Limited approach

3rd November 2000, 12:00am
IT WAS with a mixture of delight and dismay that I read your report “A fast track that adds up” (ScotlandPlus, October 20) on the fast track Standard grade maths project at Firrhill High School in Edinburgh. Delight that the project is going ahead and is greatly appreciated by the pupils, senior staff and maths teachers, but dismay that it is so limited.

This new approach to allow all pupils to fulfil their potential by eliminating repetition in the early stages of secondary and freeing up extra time in the later years is precisely the type of innovative scheme that Scottish Conservatives have been requesting for some years.

It is also the method adopted by a number of schools in the independent sector to ensure that pupils with the ability to do so are taught towards Higher qualifications from the start of secondary school. This type of system should not be allowed to remain the preserve of the privileged few who can afford ndependent education.
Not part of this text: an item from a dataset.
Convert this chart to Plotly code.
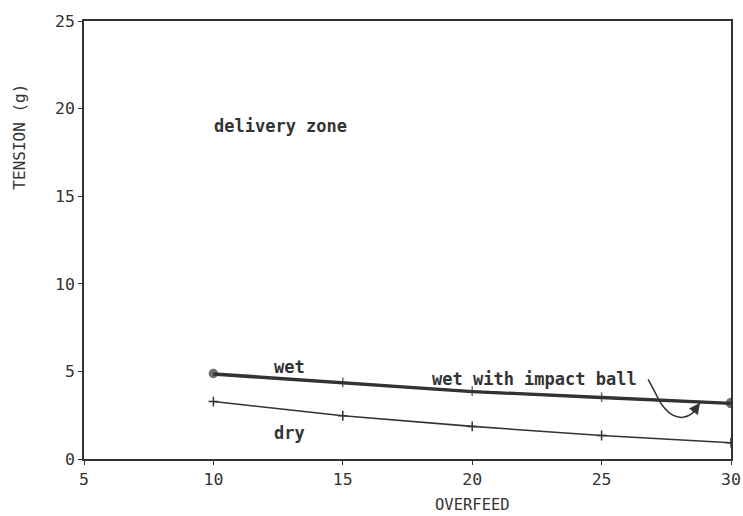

At the City of Edinburgh Council’s education executive meeting, it became clear from questioning that Pat Cairns, the headteacher at Firrhill, would have liked to have seen the project extended to other subject areas.

However, the Educational Institute of Scotland representative on the council executive argued that any new programme of teaching should only be taken forward as a national pilot and cast doubt on the value of the whole project.

I understand that a wider project seems to be blocked by this EIS orthodoxy. Would the project not have had much greater impact if it was taken forward across more subjects?

I applaud the work that Firrhill High School is doing and will strongly support the extension of this valuable pilot when the matter comes before the council executive again next year.